Peter James Stanlis (August 12, 1919 – July 18, 2011) was an American academic noted for his work on Edmund Burke and Robert Frost.

==Early life and academic career==
Stanlis, the son of Lithuanian immigrants, was raised in Newark, New Jersey. He was awarded his BA degree from Middlebury College and his MA degree from Middlebury's Bread Loaf Graduate School of English. He earned his PhD from Michigan University in 1951, and his doctoral dissertation was an analysis of Edmund Burke.
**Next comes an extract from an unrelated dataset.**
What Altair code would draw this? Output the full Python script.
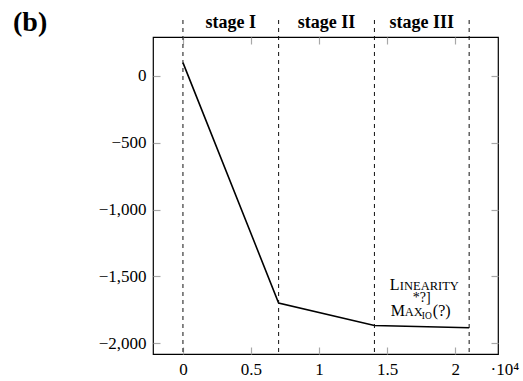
import altair as alt
import pandas as pd

# ---- data ----
line_x = [0, 7030, 14070, 21030]
line_y = [100, -1700, -1868, -1885]

stage_bounds = [0, 7030, 14070, 21030]
stage_names = ["stage I", "stage II", "stage III"]

x_ticks = [0, 5000, 10000, 15000, 20000]
y_ticks = [0, -500, -1000, -1500, -2000]

x_domain = [-2200, 23150]
y_domain = [-2082, 292]

anno_x = [15200]
anno_y = [-1795]

FONT = "Liberation Serif"
W, H = 345, 317
TICK = "#a8a8a8"

line_df = pd.DataFrame({"x": line_x, "y": line_y})
bounds_df = pd.DataFrame({"x": stage_bounds})
stage_df = pd.DataFrame({
    "x": [(stage_bounds[i] + stage_bounds[i + 1]) / 2 for i in range(len(stage_names))],
    "label": stage_names,
})
anno_df = pd.DataFrame({"x": anno_x, "y": anno_y})

xs = alt.Scale(domain=x_domain, nice=False, zero=False)
ys = alt.Scale(domain=y_domain, nice=False, zero=False)

def inner_axis(orient, values):
    return alt.Axis(orient=orient, values=values, labels=False, domain=False, grid=False,
                    ticks=True, tickSize=7, offset=-7, tickColor=TICK, tickWidth=1.2,
                    title=None)

# main curve, bottom + left axes
curve = alt.Chart(line_df).mark_line(color="#000", strokeWidth=1.6).encode(
    x=alt.X("x:Q", scale=xs,
            axis=alt.Axis(orient="bottom", values=x_ticks, domain=False, grid=False,
                          tickSize=7, offset=-7, tickColor=TICK, tickWidth=1.2,
                          labelFont=FONT, labelFontSize=17, labelColor="#000",
                          labelPadding=7, labelExpr="datum.value / 10000",
                          title="·10⁴", titleFont=FONT, titleFontSize=17,
                          titleFontWeight="normal", titleColor="#000",
                          titleAnchor="end", titleAlign="left", titleX=W - 8, titleY=14,
                          titleBaseline="top")),
    y=alt.Y("y:Q", scale=ys,
            axis=alt.Axis(orient="left", values=y_ticks, domain=False, grid=False,
                          tickSize=7, offset=-7, tickColor=TICK, tickWidth=1.2, format=",d",
                          labelFont=FONT, labelFontSize=17, labelColor="#000",
                          labelPadding=7, title=None)),
)

# dashed stage boundaries
rules = alt.Chart(bounds_df).mark_rule(color="#111", strokeWidth=1, strokeDash=[4, 4]).encode(
    x=alt.X("x:Q", scale=xs, axis=None),
    y=alt.value(-17),
    y2=alt.value(H),
)

stages = alt.Chart(stage_df).mark_text(font=FONT, fontSize=18, fontWeight="bold",
                                       color="#000", baseline="alphabetic").encode(
    x=alt.X("x:Q", scale=xs, axis=None),
    y=alt.value(-9),
    text="label:N",
)

# annotation pieces (small caps imitation); one piece carries the mirrored top/right ticks
def piece(text, dx, dy, size, xaxis=None, yaxis=None):
    return alt.Chart(anno_df).mark_text(
        text=text, font=FONT, fontSize=size, color="#000", align="left",
        baseline="alphabetic", dx=dx, dy=dy,
    ).encode(
        x=alt.X("x:Q", scale=xs, axis=xaxis),
        y=alt.Y("y:Q", scale=ys, axis=yaxis),
    )

anno = [
    piece("L", 0, -26, 16, xaxis=inner_axis("top", x_ticks), yaxis=inner_axis("right", y_ticks)),
    piece("INEARITY", 10, -26, 12.5),
    piece("*?]", 23, -14, 14),
    piece("M", 1, 0, 16),
    piece("AX", 15, 0, 12.5),
    piece("IO", 32, 3, 9.5),
    piece("(?)", 43, 0, 16),
]

chart = alt.layer(curve, rules, stages, *anno).resolve_axis(
    x="independent", y="independent"
).properties(
    width=W, height=H,
    background="white",
    autosize=alt.AutoSizeParams(type="none"),
    padding={"left": 153, "top": 37, "right": 25, "bottom": 27},
    title=alt.TitleParams("(b)", anchor="start", frame="group", dx=-140, dy=23,
                          fontSize=28, font=FONT, fontWeight="bold", color="#000",
                          offset=0),
).configure_view(stroke="#000", strokeWidth=1.2)

chart.save("out.html", embed_options={"renderer": "svg", "actions": False})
Also in 1951, Stanlis read Russell Kirk's Randolph of Roanoke and found that Kirk, along with Ross J. S. Hoffman, had come to the same conclusions about Burke's politics as himself. They became friends and Kirk wrote the foreword to Stanlis' 1958 work, Edmund Burke and Natural Law. Stanlis dissented from orthodox academic opinion by placing Burke's political thought within the natural law tradition of European thought. He later said that the book contributed to the interpretation of Burke's philosophy as "the basis of modern American political conservatism".
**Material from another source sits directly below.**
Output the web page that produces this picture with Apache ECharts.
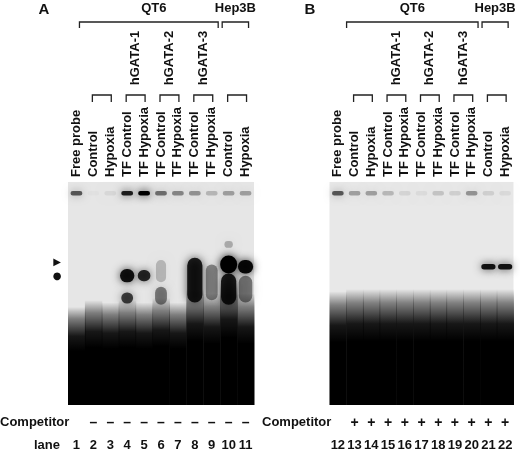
<!DOCTYPE html>
<html><head><meta charset="utf-8">
<script src="https://cdn.jsdelivr.net/npm/echarts@6/dist/echarts.min.js"></script>
<style>body{margin:0;background:#fff}#c{width:520px;height:453px}</style></head>
<body><div id="c"></div>
<script>
const laneNamesA = ["Free probe","Control","Hypoxia","TF Control","TF Hypoxia","TF Control","TF Hypoxia","TF Control","TF Hypoxia","Control","Hypoxia"];
const laneNamesB = laneNamesA.slice();
const laneNumsA = ["1","2","3","4","5","6","7","8","9","10","11"];
const laneNumsB = ["12","13","14","15","16","17","18","19","20","21","22"];
const competitorA = ["","–","–","–","–","–","–","–","–","–","–"];
const competitorB = ["","+","+","+","+","+","+","+","+","+","+"];
// smear top (relative migration, 0 = bottom, 100 = top of gel)
const smearTopA = [44,47,46,47,46,48,46,52,50,55,50];
const smearTopB = [51,52,52,52,52,52,52,52,52,52,52];
// well signal intensity per lane
const wellA = [0.6,0.02,0.06,0.85,1,0.5,0.4,0.35,0.2,0.3,0.3];
const wellB = [0.6,0.3,0.3,0.2,0.08,0.05,0.15,0.1,0.35,0.1,0.06];
// complexes: [lane, position, thickness, intensity, widthFraction]
const bandsA = [[3,58,6,0.9,0.85],[3,48,5,0.7,0.7],[4,58,5,0.8,0.75],[5,60,10,0.2,0.6],[5,49,8,0.45,0.7],
  [7,56,20,0.85,0.9],[8,55,16,0.4,0.7],[9,63,8,1,1.0],[9,72,3,0.25,0.5],[9,52,14,0.85,0.9],[10,62,6,0.95,0.9],[10,52,12,0.45,0.8]];
const bandsB = [[9,62,2.5,0.9,0.85],[10,62,2.5,0.9,0.85]];

function wells(w){return w.map((v,i)=>[i,95,2,v,0.7]);}
function smearSeries(tops,gi){
  return {type:'custom',xAxisIndex:gi*3,yAxisIndex:gi,data:tops.map((t,i)=>[i,t]),
    renderItem:(p,api)=>{const a=api.coord([api.value(0),api.value(1)]),b=api.coord([api.value(0),0]);const w=api.size([1,0])[0];
      return {type:'rect',shape:{x:a[0]-w*0.5,y:a[1],width:w+0.5,height:b[1]-a[1]},
        style:{fill:new echarts.graphic.LinearGradient(0,0,0,1,[{offset:0,color:'rgba(0,0,0,0)'},{offset:0.12,color:'rgba(0,0,0,0.45)'},{offset:0.3,color:'rgba(0,0,0,0.9)'},{offset:0.45,color:'#000'},{offset:1,color:'#000'}])}};},z:2};
}
function bandSeries(d,gi){
  return {type:'custom',xAxisIndex:gi*3,yAxisIndex:gi,data:d,
    renderItem:(p,api)=>{const c=api.coord([api.value(0),api.value(1)]);const w=api.size([1,0])[0]*api.value(4);const h=api.size([0,api.value(2)])[1];
      return {type:'rect',shape:{x:c[0]-w/2,y:c[1]-h/2,width:w,height:h,r:Math.min(h,w)/2},
        style:{fill:'rgba(0,0,0,'+api.value(3)+')',shadowBlur:9,shadowColor:'rgba(0,0,0,'+api.value(3)*0.9+')'}};},z:3};
}
const lbl={fontFamily:'Liberation Sans',fontWeight:'bold',fontSize:13,color:'#111'};
function xaxes(gi,names,nums,comp){
  return [
    {gridIndex:gi,type:'category',data:names,position:'top',axisLine:{show:false},axisTick:{show:false},splitLine:{show:false},axisLabel:Object.assign({rotate:90,margin:5,interval:0},lbl)},
    {gridIndex:gi,type:'category',data:nums,position:'bottom',axisLine:{show:false},axisTick:{show:false},axisLabel:Object.assign({margin:34,interval:0},lbl)},
    {gridIndex:gi,type:'category',data:comp,position:'bottom',offset:0,axisLine:{show:false},axisTick:{show:false},axisLabel:Object.assign({margin:11,interval:0},lbl,{fontSize:14})}
  ];
}
const chart=echarts.init(document.getElementById('c'));
chart.setOption({
  animation:false,
  grid:[{left:68,width:186,top:182,height:223,show:true,backgroundColor:'#e6e6e6',borderWidth:0},
        {left:329.5,width:184,top:182,height:223,show:true,backgroundColor:'#e8e8e8',borderWidth:0}],
  xAxis:[...xaxes(0,laneNamesA,laneNumsA,competitorA),...xaxes(1,laneNamesB,laneNumsB,competitorB)],
  yAxis:[{gridIndex:0,min:0,max:100,show:false},{gridIndex:1,min:0,max:100,show:false}],
  series:[smearSeries(smearTopA,0),bandSeries(wells(wellA).concat(bandsA),0),smearSeries(smearTopB,1),bandSeries(wells(wellB).concat(bandsB),1)]
});
function px(gi,lane){return chart.convertToPixel({xAxisIndex:gi*3},lane);}
const g=[];const ls={stroke:'#222',lineWidth:1.3,fill:null};
function bracket(x1,x2,y,d){g.push({type:'polyline',shape:{points:[[x1,y+d],[x1,y],[x2,y],[x2,y+d]]},style:ls});}
function txt(x,y,s,opt){g.push({type:'text',x:x,y:y,style:Object.assign({text:s,font:'bold 13px "Liberation Sans"',fill:'#111',align:'center',verticalAlign:'middle'},opt||{})});}
[0,1].forEach(gi=>{
  const xq1=px(gi,gi?1:0)-(gi?8:-3), xq2=(px(gi,8)+px(gi,9))/2-2, xh1=xq2+4, xh2=px(gi,10)+3;
  bracket(xq1,xq2,22,6);bracket(xh1,xh2,22,6);
  txt((xq1+xq2)/2+(gi?0:5),8,'QT6');txt((xh1+xh2)/2,8,'Hep3B');
  for(let k=0;k<5;k++){const a=px(gi,1+2*k)-1,b=px(gi,2+2*k)+1;bracket(a,b,95,7);}
  ['hGATA-1','hGATA-2','hGATA-3'].forEach((s,k)=>{const x=(px(gi,3+2*k)+px(gi,4+2*k))/2;
    g.push({type:'text',x:x,y:58,rotation:Math.PI/2,style:{text:s,font:'bold 13px "Liberation Sans"',fill:'#111',align:'center',verticalAlign:'middle'}});});
});
txt(44,10,'A',{font:'bold 15px "Liberation Sans"'});txt(310,10,'B',{font:'bold 15px "Liberation Sans"'});
txt(0,422,'Competitor',{align:'left'});txt(60,445,'lane',{align:'right'});txt(262,422,'Competitor',{align:'left'});
txt(57,262,'▶',{font:'10px "DejaVu Sans"'});txt(57,276,'●',{font:'10px "DejaVu Sans"'});
chart.setOption({graphic:g});
</script></body></html>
In 1959, he founded the Burke Newsletter (later renamed Studies in Burke and His Time) and in 1963 he published an anthology of Burke's works (Edmund Burke: Selected Writings and Speeches).

Stanlis taught at the University of Detroit from 1953 and was later a member of Rockford College's English faculty for more than 20 years and he was awarded an honorary PhD from the college. He co-founded the American Society for Eighteenth-Century Studies in 1969 and from 1982 until 1988 he served on the National Council for the Humanities, after being appointed by President Reagan. He also served on the Academic Board of the National Humanities Institute and was a research fellow of the British Academy.
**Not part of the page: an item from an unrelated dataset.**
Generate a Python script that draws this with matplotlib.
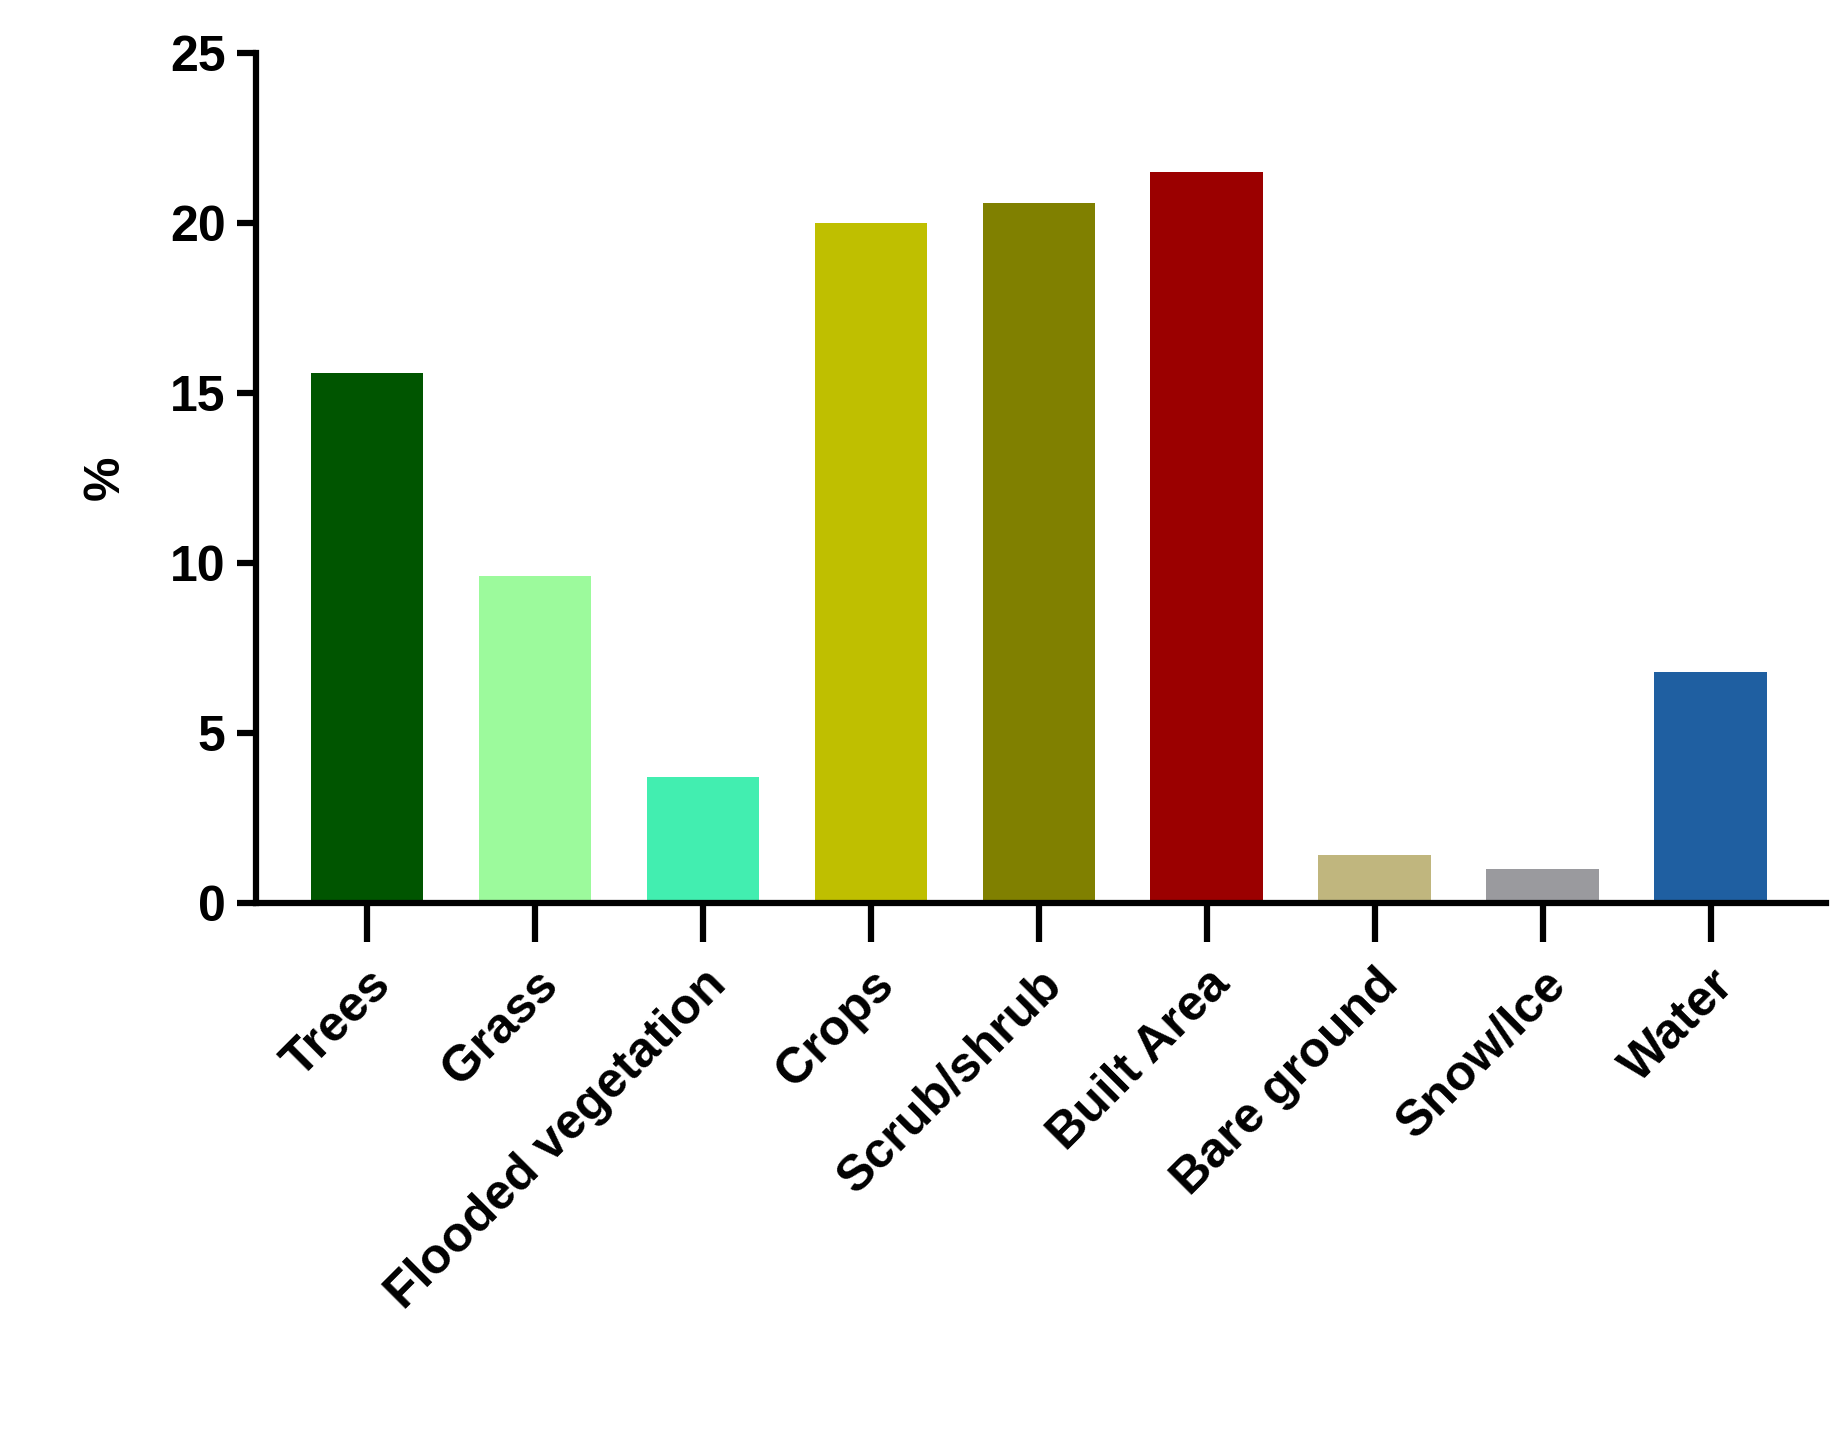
import matplotlib
matplotlib.use("Agg")
import matplotlib.pyplot as plt

categories = ["Trees", "Grass", "Flooded vegetation", "Crops", "Scrub/shrub",
              "Built Area", "Bare ground", "Snow/Ice", "Water"]
values = [15.6, 9.6, 3.7, 20.0, 20.6, 21.5, 1.4, 1.0, 6.8]
colors = ["#005500", "#9cfa9c", "#42eeb0", "#bfbf00", "#808000",
          "#9b0000", "#c0b67e", "#9a9a9e", "#1f5fa1"]

plt.rcParams['font.family'] = ['Liberation Sans', 'DejaVu Sans']
plt.rcParams['font.weight'] = 'bold'

fig = plt.figure(figsize=(18.43, 14.33), dpi=100)
ax = fig.add_axes([0.139, 0.37, 0.852, 0.593])

x = range(len(categories))
ax.bar(x, values, width=0.67, color=colors)

ax.set_xlim(-0.66, 8.69)
ax.set_ylim(0, 25)
ax.set_yticks([0, 5, 10, 15, 20, 25])
ax.set_xticks(list(x))
ax.set_xticklabels(categories, rotation=45, ha='right', rotation_mode='anchor',
                   fontsize=36, fontweight='bold')
ax.tick_params(axis='y', labelsize=36, width=4.5, length=14, pad=8)
ax.tick_params(axis='x', width=4.5, length=28, pad=14)
for lab in ax.get_yticklabels():
    lab.set_fontweight('bold')
ax.set_ylabel('%', fontsize=36, fontweight='bold', labelpad=30)

ax.spines['top'].set_visible(False)
ax.spines['right'].set_visible(False)
ax.spines['left'].set_linewidth(4.5)
ax.spines['bottom'].set_linewidth(4.5)

fig.savefig("out.png", dpi=100)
From 1939 until his death in 1963, Stanlis was friends with the American poet Robert Frost and he published two works on the poet.

Stanlis served as a councilman in Michigan.

==Works==
===Books===
- Edmund Burke and the Natural Law (Ann Arbor: University of Michigan Press, 1958).
- (editor) Edmund Burke: Selected Writings and Speeches (Garden City, NY: Doubleday and Company, 1963).
- The Relevance of Edmund Burke (New York: P.J. Kenedy, 1964).
- (with Clara I. Gandy) Edmund Burke: A Bibliography of Secondary Studies to 1982 (New York: Garland Publishing, 1983).
- Edmund Burke: The Enlightenment and Revolution (New Brunswick: Transaction Publishers, 1991).
- Robert Frost: The Poet as Philosopher (Wilmington: ISI Books, 2007).
- Conversations with Robert Frost: The Bread Loaf Period (New Brunswick: Transaction Publishers, 2009).

===Articles===
- 'Edmund Burke and the Law of Nations', The American Journal of International Law, Vol. 47, No. 3 (Jul., 1953), pp. 397–413.
- 'Comment on Samuel Johnson and "Natural Law"', Journal of British Studies, Vol. 2, No. 2 (May, 1963), pp. 76–83.
- 'British Views of the American Revolution: A Conflict over Rights of Sovereignty', Early American Literature, Vol. 11, No. 2 (Fall, 1976), pp. 191–201.
- 'Robert Frost: The Conversationalist as Poet', The Robert Frost Review, No. 8 (Fall 1998), pp. 22–38.
- 'The Role of Dualism and Metaphor in Robert Frost's Intellectual Life', The Robert Frost Review, No. 10 (Fall 2000), pp. 172–179.
- 'Prelude and Reflections on Robert Frost's "The Black Cottage"', The Robert Frost Review, No. 12 (Fall 2002), pp. 57–65.